In an op-ed in this morning's Wall Street Journal former Michigan governor and current president of the Business Roundtable John Engler writes that "U.S. companies don't get a tax break for moving plants overseas."
It is true, as Mr. Engler states, that the U.S. corporate rate--currently the world's highest--must be reduced. It is true that most other major economies have "territorial" systems of taxation where most foreign profits are exempt from tax. It is true there is a "lock-out effect" that puts a steep tax penalty on the return of foreign profits to U.S. parent companies.
But it is also plainly true that any company that moves facilities, say, from Indiana to Ireland, can realize enormous tax benefits. The company would not only get deferral of U.S. tax on Irish profits but would also easily be able to shift large chunks of U.S. profits to Ireland (and then from Ireland to Bermuda for even further tax benefits). This, as Mr. Engler is well aware, is Corporate Tax Planning 101.

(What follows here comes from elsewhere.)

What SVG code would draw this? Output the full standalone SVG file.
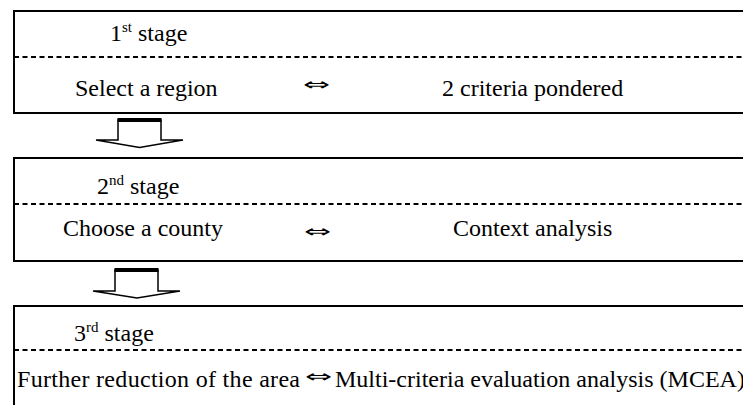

Is it good policy to allow U.S. corporations large tax advantages for moving offshore? The multinationals make a "trickle sideways" argument: foreign job creation spurs domestic job creation. Whether this is true is a matter of dispute. But if it were, the correct policy would be for us to resurrect the old investment tax credit and, in a complete reverse of previous policy, allow it only for foreign investment and deny it to domestic investment.
Missing from Mr. Engler's advocacy piece is any discussion on how to pay for tax breaks for business. Japanese business is much more responsible and realistic: its business federation has called for increases in value-added tax.